Tatarskim tropem Karaimów wyruszył kilka lat temu na Litwę Karl-Markus Gauss, Austriak od lat opisujący najmniejsze narody Europy. Trafiał pod adresy nieistniejących stowarzyszeń, a swoich rozmówców uporczywie pytał, czy karaimskość i tatarskość to aby nie to samo. Poniósł porażkę - do czego zresztą przyznał się w książce - a na Litwie do dziś prostują niektóre nieścisłości.

Proszę jasno napisać: żadni z nas Tatarzy ani Żydzi - podkreślają Karaimi.

Gaussa można usprawiedliwić. W Wilnie trudno odnaleźć karaimskie organizacje, a podawany przez wiele źródeł adres jednego ze stowarzyszeń odsyła na dalekie przedmieścia miasta, do zwykłego bloku, w którym, owszem, mieszkają Karaimi, ale prywatnie.

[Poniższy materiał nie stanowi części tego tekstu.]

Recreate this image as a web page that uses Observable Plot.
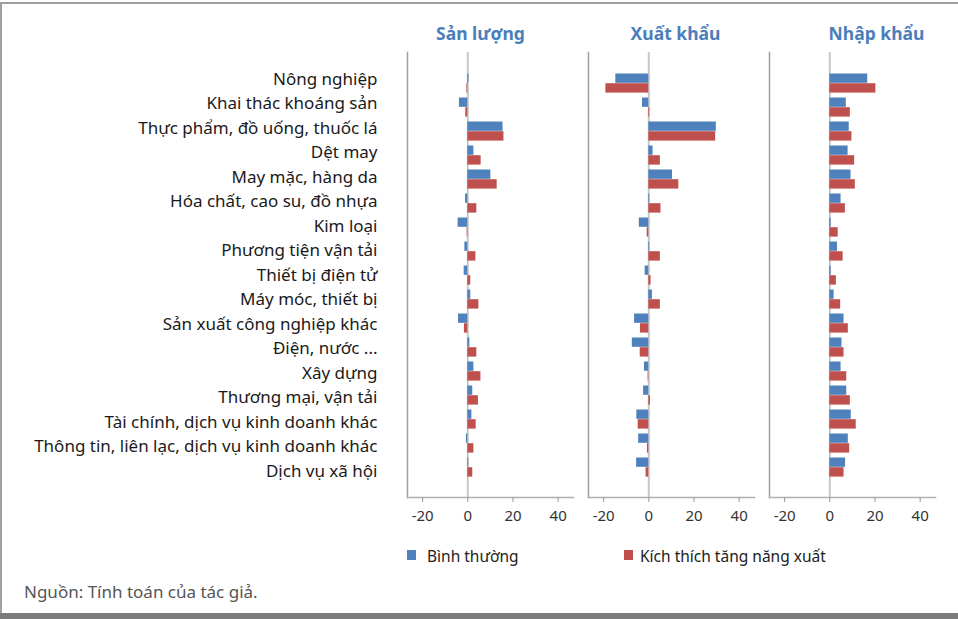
<!DOCTYPE html>
<html>
<head>
<meta charset="utf-8">
<script src="https://cdn.jsdelivr.net/npm/d3@7"></script>
<script src="https://cdn.jsdelivr.net/npm/@observablehq/plot@0.6"></script>
<style>
  html, body { margin: 0; padding: 0; background: #fff; }
  #wrap { position: relative; width: 958px; height: 619px; overflow: hidden; font-family: "Noto Sans", sans-serif; }
  #chart { position: absolute; left: 0; top: 0; }
  .line { position: absolute; background: #a0a0a0; }
  .legend-item { position: absolute; top: 546px; height: 20px; line-height: 20px; font-size: 15.5px; color: #222; white-space: nowrap; }
  .swatch { position: absolute; width: 9px; height: 10px; top: 550px; }
  #source { position: absolute; left: 24px; top: 581px; line-height: 22px; font-size: 17px; color: #555; white-space: nowrap; }
</style>
</head>
<body>
<div id="wrap">
  <div class="line" style="left:0;top:2px;width:958px;height:2px;"></div>
  <div class="line" style="left:0;top:2px;width:2px;height:612px;"></div>
  <div class="line" style="left:0;top:613px;width:958px;height:6px;background:#7a7a7a;"></div>
  <div id="chart"></div>
  <div id="legend"></div>
  <div id="source">Nguồn: Tính toán của tác giả.</div>
</div>
<script>
const categories = [
  "Nông nghiệp",
  "Khai thác khoáng sản",
  "Thực phẩm, đồ uống, thuốc lá",
  "Dệt may",
  "May mặc, hàng da",
  "Hóa chất, cao su, đồ nhựa",
  "Kim loại",
  "Phương tiện vận tải",
  "Thiết bị điện tử",
  "Máy móc, thiết bị",
  "Sản xuất công nghiệp khác",
  "Điện, nước ...",
  "Xây dựng",
  "Thương mại, vận tải",
  "Tài chính, dịch vụ kinh doanh khác",
  "Thông tin, liên lạc, dịch vụ kinh doanh khác",
  "Dịch vụ xã hội"
];
const panels = ["Sản lượng", "Xuất khẩu", "Nhập khẩu"];
const seriesNames = ["Bình thường", "Kích thích tăng năng xuất"];
const seriesColors = ["#4F81BD", "#C0504D"];
const xTicks = [-20, 0, 20, 40];

const sanLuongBinhThuong = [0.5, -3.7, 15.6, 2.7, 10.2, -1.0, -4.3, -1.3, -1.6, 1.3, -4.1, 0.9, 2.7, 2.2, 1.8, -0.6, 0.4];
const sanLuongKichThich  = [-0.4, -0.9, 16.0, 5.9, 13.0, 4.0, -0.3, 3.6, 1.3, 4.9, -1.5, 4.0, 5.8, 4.7, 3.7, 2.7, 2.2];
const xuatKhauBinhThuong = [-14.6, -2.8, 29.9, 1.9, 10.5, 0.4, -4.2, 0.4, -1.6, 1.6, -6.3, -7.3, -1.9, -2.3, -5.3, -4.5, -5.4];
const xuatKhauKichThich  = [-19.0, 0.4, 29.6, 5.1, 13.3, 5.4, -0.7, 5.1, 1.0, 5.1, -3.7, -3.8, -0.3, 0.7, -4.7, -0.6, -1.2];
const nhapKhauBinhThuong = [16.8, 7.3, 8.6, 8.1, 9.4, 5.0, 0.6, 3.4, 0.6, 1.9, 6.3, 5.4, 5.0, 7.5, 9.5, 8.2, 7.0];
const nhapKhauKichThich  = [20.4, 9.1, 9.8, 11.0, 11.3, 6.9, 3.7, 5.9, 2.9, 4.8, 8.2, 6.3, 7.5, 9.1, 11.7, 8.8, 6.3];

const seriesByPanel = [
  [sanLuongBinhThuong, sanLuongKichThich],
  [xuatKhauBinhThuong, xuatKhauKichThich],
  [nhapKhauBinhThuong, nhapKhauKichThich]
];

const rows = [];
panels.forEach((p, pi) => {
  seriesNames.forEach((s, si) => {
    seriesByPanel[pi][si].forEach((v, ci) => {
      rows.push({panel: p, series: s, category: categories[ci], value: v});
    });
  });
});

// layout constants (pixels)
const titleOffsets = [-10, 4, 24];
const labelShiftFirst = -4, labelShiftLast = 4;

const chart = Plot.plot({
  width: 958,
  height: 535,
  marginLeft: 407,
  marginRight: 23,
  marginTop: 52,
  marginBottom: 38,
  style: {fontFamily: "'Noto Sans', sans-serif", fontSize: "15px", background: "transparent", overflow: "visible"},
  fx: {domain: panels, paddingInner: 0.083, paddingOuter: 0, label: null},
  x: {domain: [-26.7, 46.8], label: null},
  y: {domain: categories, paddingInner: 0, paddingOuter: 0.643, label: null},
  marks: [
    Plot.ruleX([0], {stroke: "#c8c8c8", strokeWidth: 2}),
    Plot.barX(rows.filter(d => d.series === seriesNames[0]), {
      fx: "panel", y: "category", x1: 0, x2: "value",
      fill: seriesColors[0], insetTop: 2.5, insetBottom: 12.2
    }),
    Plot.barX(rows.filter(d => d.series === seriesNames[1]), {
      fx: "panel", y: "category", x1: 0, x2: "value",
      fill: seriesColors[1], insetTop: 12.2, insetBottom: 2.4
    }),
    Plot.frame({anchor: "left", stroke: "#a0a0a0", strokeWidth: 1.5}),
    Plot.frame({anchor: "bottom", stroke: "#b0b0b0", strokeWidth: 1.5}),
    Plot.axisY({tickSize: 0, tickPadding: 30, fontSize: 17, fill: "#1a1a1a", label: null}),
    Plot.axisX({ticks: xTicks, tickFormat: d => String(d), tickSize: 5, tickPadding: 8, fontSize: 15, fill: "#333", stroke: "#999", label: null}),
    Plot.axisFx({anchor: "top", tickSize: 0, tickPadding: 13, fontSize: 17.5, fontWeight: "bold", fill: "#4a7ebb", label: null})
  ]
});

document.getElementById("chart").appendChild(chart);

// nudge panel titles to match the reference placement
d3.select(chart).selectAll('g[aria-label="fx-axis tick label"] text')
  .attr("dx", (d, i) => titleOffsets[i] || 0);

// category labels in the reference are spaced slightly wider than the bars
const nLab = categories.length;
d3.select(chart).selectAll('g[aria-label="y-axis tick label"] text')
  .attr("dy", (d, i) => labelShiftFirst + (labelShiftLast - labelShiftFirst) * i / (nLab - 1));

// legend
const legend = document.getElementById("legend");
const legendPos = [[407, 427], [624, 640]];
seriesNames.forEach((s, i) => {
  const sw = document.createElement("div");
  sw.className = "swatch";
  sw.style.left = legendPos[i][0] + "px";
  sw.style.background = seriesColors[i];
  legend.appendChild(sw);
  const t = document.createElement("div");
  t.className = "legend-item";
  t.style.left = legendPos[i][1] + "px";
  t.textContent = s;
  legend.appendChild(t);
});
</script>
</body>
</html>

Jest jednak przynajmniej jeden trafnie zdiagnozowany przez pisarza wątek, który w rozmowach z Karaimami powtarza się stale. Dzieje karaimizmu to bowiem historia bezustannej walki o potwierdzenie własnej tożsamości, najczęściej kwestionowanej przez tych, z czyjej religii się wywodzą - przez Żydów.

Razem czy osobno

- Etnicznie pochodzimy od Chazarów, ludu tureckiego zasiedlającego między VII a XII w. tereny między Morzem Czarnym a Kaspijskim i dolne Powołże - mówi Szymon Pilecki.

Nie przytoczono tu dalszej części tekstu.